P.L.L. – Os ateus não são necessariamente más pessoas. De acordo com a sua consciência não acreditam em Deus. Há diferentes circunstâncias para isso acontecer. Talvez por causa das injustiças, das guerras no mundo, das influências do mal, etc.

CLE dos teístas?

P.L.L. – Nós, cristãos, acreditamos que a fé religiosa é uma dádiva de Deus. Até mesmo aos teístas Deus deve ter-lhes dado alguma iluminação na consciência para acreditarem que o bem existe neste mundo e que há um Criador. Não quer dizer que haja pecado nisso ou que pratiquem o mal. Cada credo religioso supõe uma opção pessoal. Até mesmo quem é da família cristã pode tornar-se ateu ou teísta. Depende das circunstâncias da sua vida.

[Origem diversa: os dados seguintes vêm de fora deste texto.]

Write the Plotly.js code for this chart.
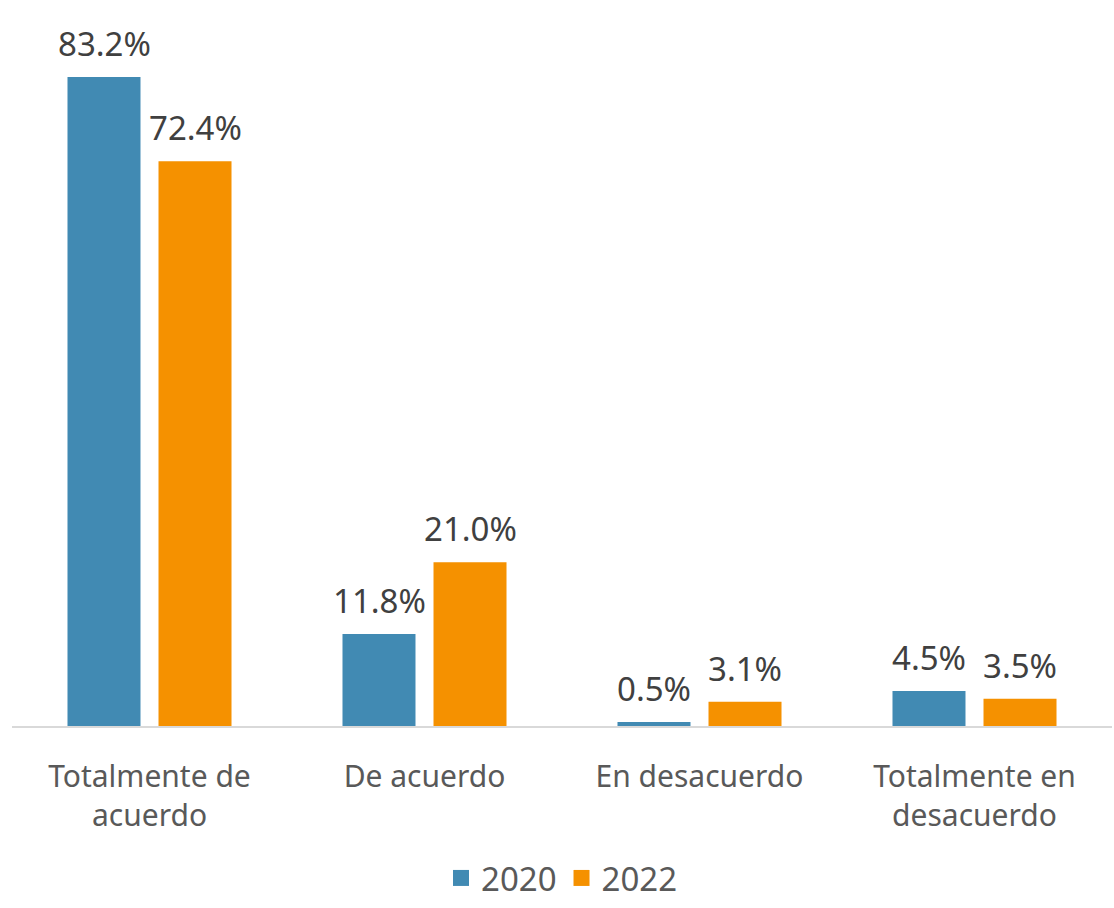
<!DOCTYPE html>
<html>
<head>
<meta charset="utf-8">
<script src="https://cdn.plot.ly/plotly-3.0.1.min.js"></script>
<style>html,body{margin:0;padding:0;background:#fff;}#chart{width:1114px;height:908px;}</style>
</head>
<body>
<div id="chart"></div>
<script>
const categories = ["Totalmente de<br>acuerdo", "De acuerdo", "En desacuerdo", "Totalmente en<br>desacuerdo"];
const years = ["2020", "2022"];
const values2020 = [83.2, 11.8, 0.5, 4.5];
const values2022 = [72.4, 21.0, 3.1, 3.5];
const colors = ["#418AB3", "#F59100"];

const series = [values2020, values2022];
const traces = series.map((vals, i) => ({
  type: "bar",
  name: years[i],
  x: categories,
  y: vals,
  marker: {color: colors[i]},
  showlegend: false,
  legendgroup: years[i],
  hoverinfo: "none"
}));
// legend entries with larger square swatches
years.forEach((yr, i) => {
  traces.push({
    type: "scatter", mode: "markers",
    name: yr, legendgroup: yr,
    x: [null], y: [null],
    marker: {symbol: "square", size: 18, color: colors[i]},
    hoverinfo: "none", showlegend: true
  });
});

const annotations = [];
series.forEach((vals, i) => {
  vals.forEach((v, j) => {
    annotations.push({
      x: categories[j], y: v, xref: "x", yref: "y",
      text: v.toFixed(1) + "%",
      showarrow: false,
      xanchor: "center", yanchor: "bottom",
      xshift: i === 0 ? -45.5 : 45.5,
      yshift: 9,
      font: {family: "Noto Sans, sans-serif", size: 33, color: "#404040"}
    });
  });
});

const layout = {
  width: 1114, height: 908,
  margin: {l: 12, r: 2, t: 24, b: 182, autoexpand: false},
  paper_bgcolor: "#fff", plot_bgcolor: "#fff",
  barmode: "group",
  bargap: 0.338,
  bargroupgap: 0.198,
  font: {family: "Noto Sans, sans-serif", color: "#595959"},
  xaxis: {
    showline: true, linecolor: "#D9D9D9", linewidth: 2,
    ticks: "", showgrid: false, automargin: false,
    ticklabelstandoff: 23,
    tickfont: {size: 30, color: "#595959"}
  },
  yaxis: {
    range: [0, 90], visible: false, showgrid: false, zeroline: false, automargin: false
  },
  showlegend: true,
  legend: {
    orientation: "h", x: 0.5, xanchor: "center",
    y: -0.2564, yanchor: "bottom",
    font: {size: 33, color: "#595959"},
    itemsizing: "trace",
    traceorder: "normal"
  },
  annotations: annotations
};

Plotly.newPlot("chart", traces, layout, {displayModeBar: false, staticPlot: true});
</script>
</body>
</html>
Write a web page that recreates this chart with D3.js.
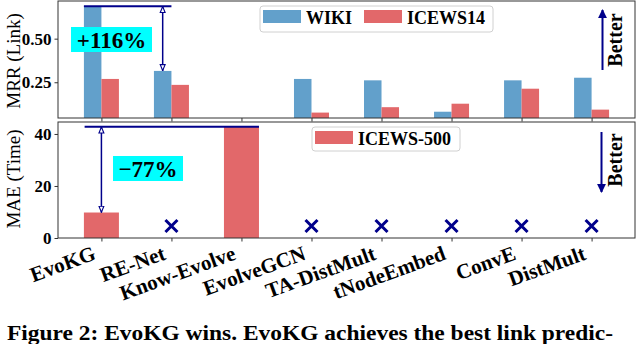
<!DOCTYPE html>
<html>
<head>
<meta charset="utf-8">
<script src="https://cdn.jsdelivr.net/npm/d3@7"></script>
<style>
  html, body { margin: 0; padding: 0; background: #fff; }
  svg { display: block; }
  text { font-family: "Liberation Serif", "Times New Roman", serif; }
</style>
</head>
<body>
<svg id="chart" width="640" height="344"></svg>
<script>
// data
const categories = ["EvoKG", "RE-Net", "Know-Evolve", "EvolveGCN", "TA-DistMult", "tNodeEmbed", "ConvE", "DistMult"];
const mrrWiki = [0.686, 0.315, null, 0.269, 0.261, 0.081, 0.261, 0.276];
const mrrIcews14 = [0.269, 0.235, null, 0.076, 0.107, 0.127, 0.213, 0.093];
const maeIcews500 = [9.8, null, 42.8, null, null, null, null, null];
const naMarkValue = 4.6; // height of the "x" for methods without time prediction
const topTicks = [0.25, 0.50];
const bottomTicks = [0, 20, 40];
const topSeries = ["WIKI", "ICEWS14"];
const bottomSeries = ["ICEWS-500"];

const BLUE = "#62a0cb", RED = "#e2686a", NAVY = "#00008b", AXIS = "#333";

const svg = d3.select("#chart");

const x = d3.scaleLinear().domain([-0.62, 7.62]).range([58, 635]);
const yTop = d3.scaleLinear().domain([0.045, 0.716]).range([118, 1]);
const yBot = d3.scaleLinear().domain([0, 44.6]).range([238, 122]);

// panel clip groups
function panel(id, y) {
  const [y0, y1] = y.range();
  svg.append("clipPath").attr("id", id)
    .append("rect").attr("x", x.range()[0]).attr("y", y1)
    .attr("width", x.range()[1] - x.range()[0]).attr("height", y0 - y1);
  return svg.append("g").attr("clip-path", `url(#${id})`);
}
const gTop = panel("clipTop", yTop);
const gBot = panel("clipBot", yBot);

// top bars
const bw = 0.25;
gTop.selectAll("rect.wiki")
  .data(mrrWiki.map((v, i) => ({ v, i })).filter(d => d.v != null))
  .join("rect")
  .attr("x", d => x(d.i - bw)).attr("width", x(bw) - x(0))
  .attr("y", d => yTop(d.v)).attr("height", d => yTop.range()[0] + 2 - yTop(d.v))
  .attr("fill", BLUE);
gTop.selectAll("rect.icews")
  .data(mrrIcews14.map((v, i) => ({ v, i })).filter(d => d.v != null))
  .join("rect")
  .attr("x", d => x(d.i)).attr("width", x(bw) - x(0))
  .attr("y", d => yTop(d.v)).attr("height", d => yTop.range()[0] + 2 - yTop(d.v))
  .attr("fill", RED);

// bottom bars
gBot.selectAll("rect.mae")
  .data(maeIcews500.map((v, i) => ({ v, i })).filter(d => d.v != null))
  .join("rect")
  .attr("x", d => x(d.i - 0.25)).attr("width", x(0.5) - x(0))
  .attr("y", d => yBot(d.v)).attr("height", d => yBot(0) - yBot(d.v))
  .attr("fill", RED);

// x markers for missing values
const xm = 6;
svg.append("g").selectAll("path")
  .data(maeIcews500.map((v, i) => ({ v, i })).filter(d => d.v == null))
  .join("path")
  .attr("d", d => {
    const cx = x(d.i), cy = yBot(naMarkValue);
    return `M${cx - xm},${cy - xm}L${cx + xm},${cy + xm}M${cx - xm},${cy + xm}L${cx + xm},${cy - xm}`;
  })
  .attr("stroke", NAVY).attr("stroke-width", 3).attr("fill", "none");

// frames
[yTop, yBot].forEach(y => {
  svg.append("rect")
    .attr("x", x.range()[0]).attr("y", y.range()[1])
    .attr("width", x.range()[1] - x.range()[0]).attr("height", y.range()[0] - y.range()[1])
    .attr("fill", "none").attr("stroke", AXIS).attr("stroke-width", 1);
});

// axes
function styleAxis(g, size) {
  g.select(".domain").remove();
  g.selectAll(".tick line").attr("stroke", AXIS);
  g.selectAll(".tick text").attr("font-family", "Liberation Serif, serif")
    .attr("font-weight", "bold").attr("font-size", size).attr("fill", "#000");
}
svg.append("g").attr("transform", `translate(${x.range()[0]},0)`)
  .call(d3.axisLeft(yTop).tickValues(topTicks).tickFormat(d3.format(".2f")).tickSizeOuter(0).tickSize(3.5).tickPadding(3))
  .call(g => styleAxis(g, 17));
svg.append("g").attr("transform", `translate(${x.range()[0]},0)`)
  .call(d3.axisLeft(yBot).tickValues(bottomTicks).tickFormat(d3.format("d")).tickSizeOuter(0).tickSize(3.5).tickPadding(3))
  .call(g => styleAxis(g, 17));
svg.append("g").attr("transform", `translate(0,${yTop.range()[0]})`)
  .call(d3.axisBottom(x).tickValues(d3.range(categories.length)).tickFormat("").tickSize(3.5).tickSizeOuter(0))
  .call(g => styleAxis(g, 17));
const xAxisB = svg.append("g").attr("transform", `translate(0,${yBot.range()[0]})`)
  .call(d3.axisBottom(x).tickValues(d3.range(categories.length)).tickFormat(i => categories[i]).tickSize(3.5).tickSizeOuter(0))
  .call(g => styleAxis(g, 21));
xAxisB.selectAll(".tick text")
  .attr("text-anchor", "end").attr("dy", null).attr("y", 0)
  .attr("transform", "translate(-5,21) rotate(-20)");

// y labels
svg.append("text").attr("transform", "translate(20,61) rotate(-90)")
  .attr("text-anchor", "middle").attr("font-size", 19).text("MRR (Link)");
svg.append("text").attr("transform", "translate(20,179) rotate(-90)")
  .attr("text-anchor", "middle").attr("font-size", 19).text("MAE (Time)");

// legends
function legend(g, names, colors, box, xs) {
  g.append("rect").attr("x", box[0]).attr("y", box[1]).attr("width", box[2]).attr("height", box[3])
    .attr("rx", 3).attr("fill", "#fff").attr("fill-opacity", 0.85).attr("stroke", "#d0d0d0");
  names.forEach((n, k) => {
    g.append("rect").attr("x", xs[k]).attr("y", box[1] + 4).attr("width", 38).attr("height", 13).attr("fill", colors[k]);
    g.append("text").attr("x", xs[k] + 43).attr("y", box[1] + 18)
      .attr("font-weight", "bold").attr("font-size", 18).text(n);
  });
}
legend(svg.append("g"), topSeries, [BLUE, RED], [260, 6, 233, 26], [263, 364]);
legend(svg.append("g"), bottomSeries, [RED], [312, 127, 148, 24], [315]);

// arrows
const defs = svg.append("defs");
defs.append("marker").attr("id", "open").attr("viewBox", "0 0 10 10").attr("refX", 10).attr("refY", 5)
  .attr("markerWidth", 7).attr("markerHeight", 7).attr("markerUnits", "userSpaceOnUse").attr("orient", "auto-start-reverse")
  .append("path").attr("d", "M1,1.5L9.5,5L1,8.5Z").attr("fill", "#fff").attr("stroke", NAVY).attr("stroke-width", 1.6);
defs.append("marker").attr("id", "solid").attr("viewBox", "0 0 10 10").attr("refX", 9).attr("refY", 5)
  .attr("markerWidth", 9).attr("markerHeight", 9).attr("markerUnits", "userSpaceOnUse").attr("orient", "auto")
  .append("path").attr("d", "M0,0L10,5L0,10Z").attr("fill", NAVY);

function gain(y, vHi, vLo, xStart, xEnd, xArrow, label, lbox) {
  svg.append("line").attr("x1", xStart).attr("x2", xEnd).attr("y1", y(vHi)).attr("y2", y(vHi))
    .attr("stroke", NAVY).attr("stroke-width", 2);
  svg.append("line").attr("x1", xArrow).attr("x2", xArrow).attr("y1", y(vHi)).attr("y2", y(vLo))
    .attr("stroke", NAVY).attr("stroke-width", 1.5)
    .attr("marker-start", "url(#open)").attr("marker-end", "url(#open)");
  svg.append("rect").attr("x", lbox[0]).attr("y", lbox[1]).attr("width", lbox[2]).attr("height", lbox[3]).attr("fill", "#00ffff");
  svg.append("text").attr("x", lbox[0] + lbox[2] / 2).attr("y", lbox[1] + lbox[3] / 2 + 8)
    .attr("text-anchor", "middle").attr("font-weight", "bold").attr("font-size", 23).text(label);
}
gain(yTop, mrrWiki[0], mrrWiki[1], x(-0.25), x(1), x(0.875), "+116%", [71, 27, 81, 25]);
gain(yBot, maeIcews500[2], maeIcews500[0], x(-0.24), x(2.25), x(0), "\u221277%", [113, 156, 70, 25]);

function better(x0, y0, y1, ty) {
  svg.append("line").attr("x1", x0).attr("x2", x0).attr("y1", y0).attr("y2", y1)
    .attr("stroke", NAVY).attr("stroke-width", 2).attr("marker-end", "url(#solid)");
  svg.append("text").attr("transform", `translate(622,${ty}) rotate(-90)`)
    .attr("text-anchor", "middle").attr("font-weight", "bold").attr("font-size", 20).text("Better");
}
better(602.5, 70, 10, 40);
better(601.5, 132, 192, 160);

// caption
svg.append("text").attr("x", 7).attr("y", 340).attr("font-weight", "bold").attr("font-size", 22)
  .attr("textLength", 606).attr("lengthAdjust", "spacingAndGlyphs")
  .text("Figure 2: EvoKG wins. EvoKG achieves the best link predic-");
</script>
</body>
</html>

CLEstarão todos os não-cristãos condenados ao Inferno? Budistas, muçulmanos, hindus, judeus…

P.L.L. – Certamente que não. De acordo com o Plano Divino da Salvação é suposto que todos nós sejamos salvos. Deus oferece a salvação a todos, sem distinção de países, de raças e de extractos sociais. No que diz respeito à Igreja Católica, Deus confia nos melhores meios da Salvação através da Bíblia, dos sacramentos, dos ensinamentos católicos, das orações e da Igreja, com os seus bispos e sacerdotes, além do Papa. Deus comunica-nos todos estes meios mais eficazes da Salvação através da Igreja Católica. Quem é católico e pratica com sinceridade a fé tem o privilégio de utilizar esta bênção [dos melhores meios] para atingir a Salvação. Por outro lado, quem acredita noutras religiões, desde que pratique a sua fé com sinceridade, também será salvo, conforme o Plano da Salvação estabelecido por Deus, o único salvador do mundo. E quem não tem qualquer religião, desde que faça o bem e não o mal, também será salvo. Até mesmo para quem não acredita em Deus, como é o caso dos teístas, se for sincero na procura da luz do verdadeiro criador deste mundo também será salvo. Infelizmente, nem todos conseguiremos a salvação. Alguns estão perdidos.